His wife, Lady Burdett to whom he was devoted died on 13 January 1844. Sir Francis, then 74, became inconsoleable and felt he had nothing left to live for. He refused all food and died just ten days later on the 23 January 1844. He and his wife were buried at the same time in the same vault at Ramsbury Church, Wiltshire.
He left a son, Robert, who succeeded to the baronetcy, and who inherited his very large fortune, and five daughters, the youngest of whom became the celebrated Baroness Angela Burdett Coutts after inheriting the Coutts fortune from her grandfather’s widow Harriet (Duchess ôf St Albans) and appending the Coutts surname under the terms of Harriet’s will. He was a member of the Literary Association of the Friends of Poland.

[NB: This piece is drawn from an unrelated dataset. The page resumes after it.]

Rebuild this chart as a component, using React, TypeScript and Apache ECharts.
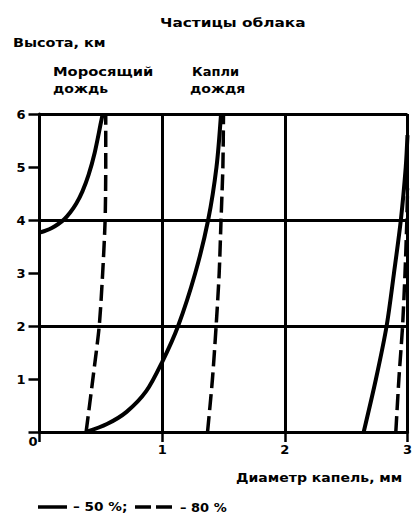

Angela Burdett Coutts had approached Charles Dickens in May 1846 regarding setting up a home for the redemption of prostitutes. Miss Coutts had sought Charles Dickens’ opinion before for her Ragged School and was keen for his practical help in this new venture.
Miss Coutts was a deeply religious woman whose religious beliefs, like those of Charles Dickens, were expressed in a practical way. She had become fabulously wealthy unexpectedly; as the youngest daughter of the Burdett Coutts family she was chosen by her grandfather’s second wife as the heir to the Coutts bank fortune.
Her family background with its radical traditions (her father was Sir Francis Burdett, the radical M.P.) had prepared her for a pragmatic approach to using her fortune for the good. It seemed to Miss Coutts that in Charles Dickens she had found a fellow campaigner, someone who like her was liberal when dealing with others, but driven and exacting with her own performance.